- [PROVIDED MATERIAL]
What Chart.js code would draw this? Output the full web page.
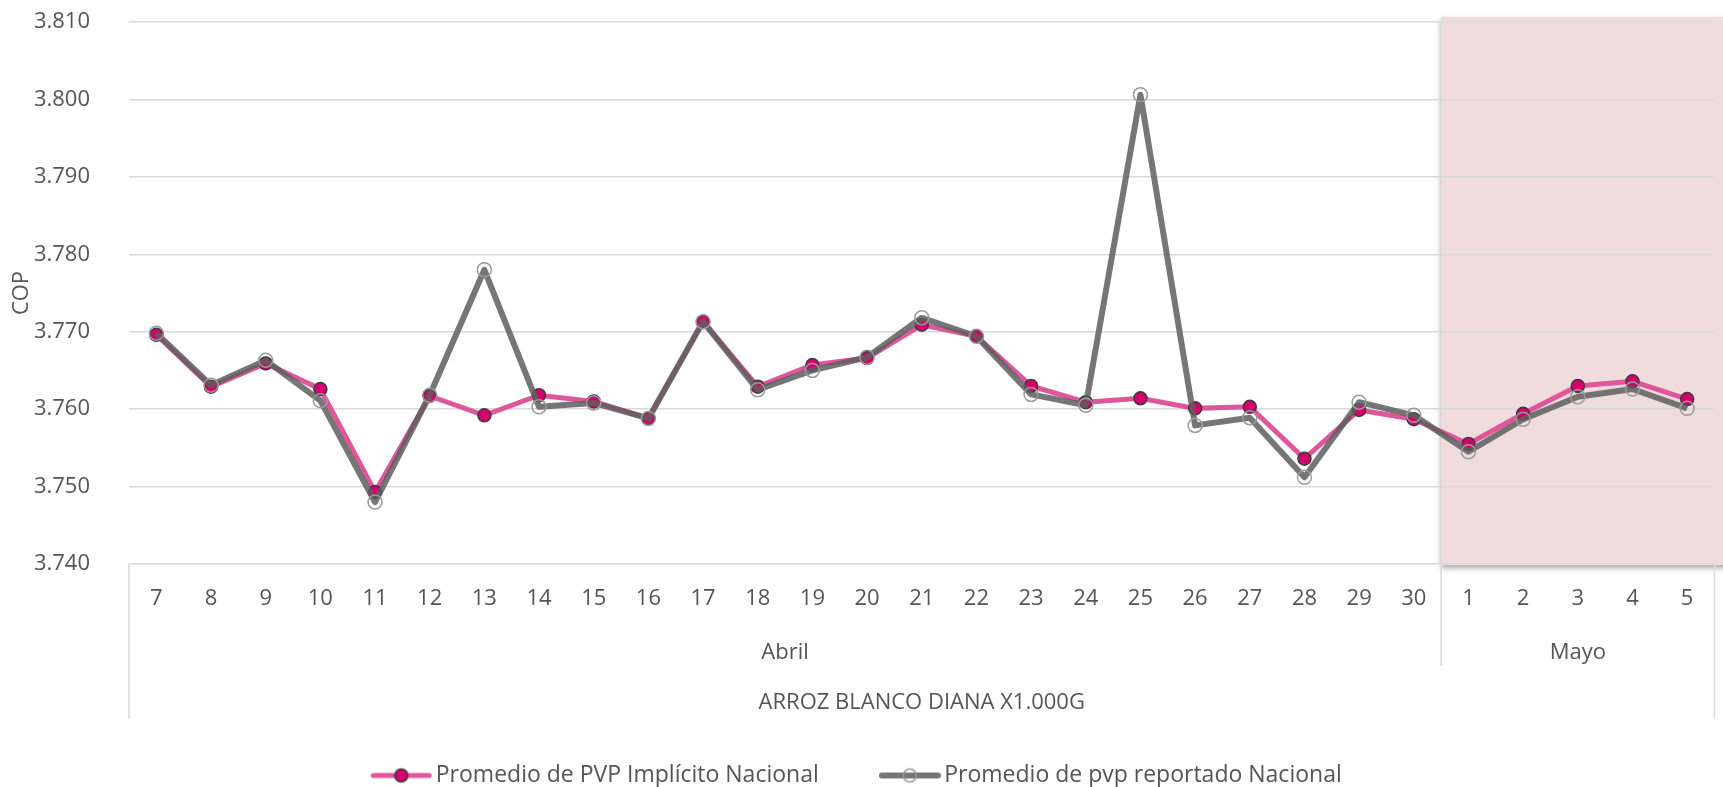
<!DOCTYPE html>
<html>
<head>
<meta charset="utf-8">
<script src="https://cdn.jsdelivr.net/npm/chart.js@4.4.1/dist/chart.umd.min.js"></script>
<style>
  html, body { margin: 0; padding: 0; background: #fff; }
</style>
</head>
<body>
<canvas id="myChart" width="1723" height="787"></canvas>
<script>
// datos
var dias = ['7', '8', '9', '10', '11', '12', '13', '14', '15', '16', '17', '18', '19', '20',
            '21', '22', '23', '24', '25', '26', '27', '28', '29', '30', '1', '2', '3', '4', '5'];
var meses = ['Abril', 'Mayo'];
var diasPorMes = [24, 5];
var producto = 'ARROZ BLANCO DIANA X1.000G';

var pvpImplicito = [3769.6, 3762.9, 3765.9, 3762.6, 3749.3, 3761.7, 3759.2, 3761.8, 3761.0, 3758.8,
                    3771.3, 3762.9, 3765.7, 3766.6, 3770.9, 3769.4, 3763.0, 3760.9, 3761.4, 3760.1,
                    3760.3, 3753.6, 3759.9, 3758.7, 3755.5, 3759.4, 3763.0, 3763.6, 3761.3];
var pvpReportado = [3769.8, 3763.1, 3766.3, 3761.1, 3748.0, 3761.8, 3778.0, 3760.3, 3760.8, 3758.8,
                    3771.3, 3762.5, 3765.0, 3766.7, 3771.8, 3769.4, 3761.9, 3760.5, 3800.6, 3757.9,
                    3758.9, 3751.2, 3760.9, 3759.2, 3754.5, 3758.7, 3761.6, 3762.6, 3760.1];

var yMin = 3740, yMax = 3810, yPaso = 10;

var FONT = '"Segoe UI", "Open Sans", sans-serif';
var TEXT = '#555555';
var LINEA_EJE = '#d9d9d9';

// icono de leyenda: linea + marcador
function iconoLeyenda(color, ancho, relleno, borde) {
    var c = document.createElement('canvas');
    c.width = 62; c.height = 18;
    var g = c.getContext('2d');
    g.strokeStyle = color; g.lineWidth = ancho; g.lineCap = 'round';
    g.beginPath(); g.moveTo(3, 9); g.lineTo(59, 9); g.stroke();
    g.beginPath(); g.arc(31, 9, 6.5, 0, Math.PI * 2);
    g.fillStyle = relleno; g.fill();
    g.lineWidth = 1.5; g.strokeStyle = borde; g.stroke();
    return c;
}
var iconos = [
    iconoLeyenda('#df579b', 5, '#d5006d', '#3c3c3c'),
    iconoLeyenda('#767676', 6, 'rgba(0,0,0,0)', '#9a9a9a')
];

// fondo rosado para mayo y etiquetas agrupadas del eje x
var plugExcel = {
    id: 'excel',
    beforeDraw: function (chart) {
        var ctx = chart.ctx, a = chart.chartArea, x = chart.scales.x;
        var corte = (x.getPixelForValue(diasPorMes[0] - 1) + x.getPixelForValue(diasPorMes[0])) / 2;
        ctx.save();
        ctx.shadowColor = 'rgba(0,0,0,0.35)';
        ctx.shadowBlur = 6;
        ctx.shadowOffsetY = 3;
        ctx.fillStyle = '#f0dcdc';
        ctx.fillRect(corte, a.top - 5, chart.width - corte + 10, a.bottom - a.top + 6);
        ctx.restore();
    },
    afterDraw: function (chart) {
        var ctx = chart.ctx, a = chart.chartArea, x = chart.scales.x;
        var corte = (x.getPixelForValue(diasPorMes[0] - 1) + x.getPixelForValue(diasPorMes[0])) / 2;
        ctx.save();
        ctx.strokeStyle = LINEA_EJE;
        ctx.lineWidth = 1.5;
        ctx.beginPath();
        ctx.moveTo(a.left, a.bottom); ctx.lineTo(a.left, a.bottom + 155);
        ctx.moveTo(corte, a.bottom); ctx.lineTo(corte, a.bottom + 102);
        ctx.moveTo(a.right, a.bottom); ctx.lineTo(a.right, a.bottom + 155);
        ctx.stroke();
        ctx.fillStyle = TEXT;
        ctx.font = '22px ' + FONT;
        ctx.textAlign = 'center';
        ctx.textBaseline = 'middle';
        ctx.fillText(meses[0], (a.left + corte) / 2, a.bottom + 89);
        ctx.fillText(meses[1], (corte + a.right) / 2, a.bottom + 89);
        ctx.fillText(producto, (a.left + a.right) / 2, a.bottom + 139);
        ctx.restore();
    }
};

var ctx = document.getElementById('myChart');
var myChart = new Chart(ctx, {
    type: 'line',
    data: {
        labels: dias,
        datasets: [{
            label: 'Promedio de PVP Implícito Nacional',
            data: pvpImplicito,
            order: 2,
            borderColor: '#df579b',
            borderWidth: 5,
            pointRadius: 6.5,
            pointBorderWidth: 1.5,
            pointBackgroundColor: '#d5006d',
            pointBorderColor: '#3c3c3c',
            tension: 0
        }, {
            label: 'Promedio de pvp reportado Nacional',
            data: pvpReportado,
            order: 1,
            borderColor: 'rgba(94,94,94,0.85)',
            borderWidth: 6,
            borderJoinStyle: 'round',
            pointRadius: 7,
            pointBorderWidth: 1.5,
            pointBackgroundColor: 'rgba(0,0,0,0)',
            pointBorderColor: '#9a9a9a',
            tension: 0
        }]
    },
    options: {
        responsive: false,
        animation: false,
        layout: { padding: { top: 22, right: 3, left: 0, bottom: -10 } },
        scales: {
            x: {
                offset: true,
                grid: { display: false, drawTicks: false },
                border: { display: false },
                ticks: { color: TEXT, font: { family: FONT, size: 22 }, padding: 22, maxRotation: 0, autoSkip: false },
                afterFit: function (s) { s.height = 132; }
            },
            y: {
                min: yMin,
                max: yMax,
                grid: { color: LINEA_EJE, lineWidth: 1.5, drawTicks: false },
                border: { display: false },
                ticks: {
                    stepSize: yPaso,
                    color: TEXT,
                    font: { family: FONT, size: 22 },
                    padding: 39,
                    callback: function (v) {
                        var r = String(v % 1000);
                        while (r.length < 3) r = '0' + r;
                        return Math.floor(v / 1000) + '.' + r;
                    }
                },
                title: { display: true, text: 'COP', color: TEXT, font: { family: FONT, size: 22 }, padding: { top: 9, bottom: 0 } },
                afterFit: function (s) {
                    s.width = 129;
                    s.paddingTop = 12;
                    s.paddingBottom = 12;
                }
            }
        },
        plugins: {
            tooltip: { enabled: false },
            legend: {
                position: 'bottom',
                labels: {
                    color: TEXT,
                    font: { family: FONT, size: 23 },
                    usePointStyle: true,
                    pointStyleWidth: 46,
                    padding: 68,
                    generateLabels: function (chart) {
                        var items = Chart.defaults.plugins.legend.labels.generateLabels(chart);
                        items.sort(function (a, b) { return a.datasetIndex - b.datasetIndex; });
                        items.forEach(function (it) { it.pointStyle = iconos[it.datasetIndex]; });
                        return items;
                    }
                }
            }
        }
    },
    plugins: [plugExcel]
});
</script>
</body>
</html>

- [SET EXERCISE] Retype the listing exactly. Pictures do not belong in the copy.

- [OUTPUT OF THE TASK]
What Chart.js code would draw this? Output the full web page.
<!DOCTYPE html>
<html>
<head>
<meta charset="utf-8">
<script src="https://cdn.jsdelivr.net/npm/chart.js@4.4.1/dist/chart.umd.min.js"></script>
<style>
  html, body { margin: 0; padding: 0; background: #fff; }
</style>
</head>
<body>
<canvas id="myChart" width="1723" height="787"></canvas>
<script>
// datos
var dias = ['7', '8', '9', '10', '11', '12', '13', '14', '15', '16', '17', '18', '19', '20',
            '21', '22', '23', '24', '25', '26', '27', '28', '29', '30', '1', '2', '3', '4', '5'];
var meses = ['Abril', 'Mayo'];
var diasPorMes = [24, 5];
var producto = 'ARROZ BLANCO DIANA X1.000G';

var pvpImplicito = [3769.6, 3762.9, 3765.9, 3762.6, 3749.3, 3761.7, 3759.2, 3761.8, 3761.0, 3758.8,
                    3771.3, 3762.9, 3765.7, 3766.6, 3770.9, 3769.4, 3763.0, 3760.9, 3761.4, 3760.1,
                    3760.3, 3753.6, 3759.9, 3758.7, 3755.5, 3759.4, 3763.0, 3763.6, 3761.3];
var pvpReportado = [3769.8, 3763.1, 3766.3, 3761.1, 3748.0, 3761.8, 3778.0, 3760.3, 3760.8, 3758.8,
                    3771.3, 3762.5, 3765.0, 3766.7, 3771.8, 3769.4, 3761.9, 3760.5, 3800.6, 3757.9,
                    3758.9, 3751.2, 3760.9, 3759.2, 3754.5, 3758.7, 3761.6, 3762.6, 3760.1];

var yMin = 3740, yMax = 3810, yPaso = 10;

var FONT = '"Segoe UI", "Open Sans", sans-serif';
var TEXT = '#555555';
var LINEA_EJE = '#d9d9d9';

// icono de leyenda: linea + marcador
function iconoLeyenda(color, ancho, relleno, borde) {
    var c = document.createElement('canvas');
    c.width = 62; c.height = 18;
    var g = c.getContext('2d');
    g.strokeStyle = color; g.lineWidth = ancho; g.lineCap = 'round';
    g.beginPath(); g.moveTo(3, 9); g.lineTo(59, 9); g.stroke();
    g.beginPath(); g.arc(31, 9, 6.5, 0, Math.PI * 2);
    g.fillStyle = relleno; g.fill();
    g.lineWidth = 1.5; g.strokeStyle = borde; g.stroke();
    return c;
}
var iconos = [
    iconoLeyenda('#df579b', 5, '#d5006d', '#3c3c3c'),
    iconoLeyenda('#767676', 6, 'rgba(0,0,0,0)', '#9a9a9a')
];

// fondo rosado para mayo y etiquetas agrupadas del eje x
var plugExcel = {
    id: 'excel',
    beforeDraw: function (chart) {
        var ctx = chart.ctx, a = chart.chartArea, x = chart.scales.x;
        var corte = (x.getPixelForValue(diasPorMes[0] - 1) + x.getPixelForValue(diasPorMes[0])) / 2;
        ctx.save();
        ctx.shadowColor = 'rgba(0,0,0,0.35)';
        ctx.shadowBlur = 6;
        ctx.shadowOffsetY = 3;
        ctx.fillStyle = '#f0dcdc';
        ctx.fillRect(corte, a.top - 5, chart.width - corte + 10, a.bottom - a.top + 6);
        ctx.restore();
    },
    afterDraw: function (chart) {
        var ctx = chart.ctx, a = chart.chartArea, x = chart.scales.x;
        var corte = (x.getPixelForValue(diasPorMes[0] - 1) + x.getPixelForValue(diasPorMes[0])) / 2;
        ctx.save();
        ctx.strokeStyle = LINEA_EJE;
        ctx.lineWidth = 1.5;
        ctx.beginPath();
        ctx.moveTo(a.left, a.bottom); ctx.lineTo(a.left, a.bottom + 155);
        ctx.moveTo(corte, a.bottom); ctx.lineTo(corte, a.bottom + 102);
        ctx.moveTo(a.right, a.bottom); ctx.lineTo(a.right, a.bottom + 155);
        ctx.stroke();
        ctx.fillStyle = TEXT;
        ctx.font = '22px ' + FONT;
        ctx.textAlign = 'center';
        ctx.textBaseline = 'middle';
        ctx.fillText(meses[0], (a.left + corte) / 2, a.bottom + 89);
        ctx.fillText(meses[1], (corte + a.right) / 2, a.bottom + 89);
        ctx.fillText(producto, (a.left + a.right) / 2, a.bottom + 139);
        ctx.restore();
    }
};

var ctx = document.getElementById('myChart');
var myChart = new Chart(ctx, {
    type: 'line',
    data: {
        labels: dias,
        datasets: [{
            label: 'Promedio de PVP Implícito Nacional',
            data: pvpImplicito,
            order: 2,
            borderColor: '#df579b',
            borderWidth: 5,
            pointRadius: 6.5,
            pointBorderWidth: 1.5,
            pointBackgroundColor: '#d5006d',
            pointBorderColor: '#3c3c3c',
            tension: 0
        }, {
            label: 'Promedio de pvp reportado Nacional',
            data: pvpReportado,
            order: 1,
            borderColor: 'rgba(94,94,94,0.85)',
            borderWidth: 6,
            borderJoinStyle: 'round',
            pointRadius: 7,
            pointBorderWidth: 1.5,
            pointBackgroundColor: 'rgba(0,0,0,0)',
            pointBorderColor: '#9a9a9a',
            tension: 0
        }]
    },
    options: {
        responsive: false,
        animation: false,
        layout: { padding: { top: 22, right: 3, left: 0, bottom: -10 } },
        scales: {
            x: {
                offset: true,
                grid: { display: false, drawTicks: false },
                border: { display: false },
                ticks: { color: TEXT, font: { family: FONT, size: 22 }, padding: 22, maxRotation: 0, autoSkip: false },
                afterFit: function (s) { s.height = 132; }
            },
            y: {
                min: yMin,
                max: yMax,
                grid: { color: LINEA_EJE, lineWidth: 1.5, drawTicks: false },
                border: { display: false },
                ticks: {
                    stepSize: yPaso,
                    color: TEXT,
                    font: { family: FONT, size: 22 },
                    padding: 39,
                    callback: function (v) {
                        var r = String(v % 1000);
                        while (r.length < 3) r = '0' + r;
                        return Math.floor(v / 1000) + '.' + r;
                    }
                },
                title: { display: true, text: 'COP', color: TEXT, font: { family: FONT, size: 22 }, padding: { top: 9, bottom: 0 } },
                afterFit: function (s) {
                    s.width = 129;
                    s.paddingTop = 12;
                    s.paddingBottom = 12;
                }
            }
        },
        plugins: {
            tooltip: { enabled: false },
            legend: {
                position: 'bottom',
                labels: {
                    color: TEXT,
                    font: { family: FONT, size: 23 },
                    usePointStyle: true,
                    pointStyleWidth: 46,
                    padding: 68,
                    generateLabels: function (chart) {
                        var items = Chart.defaults.plugins.legend.labels.generateLabels(chart);
                        items.sort(function (a, b) { return a.datasetIndex - b.datasetIndex; });
                        items.forEach(function (it) { it.pointStyle = iconos[it.datasetIndex]; });
                        return items;
                    }
                }
            }
        }
    },
    plugins: [plugExcel]
});
</script>
</body>
</html>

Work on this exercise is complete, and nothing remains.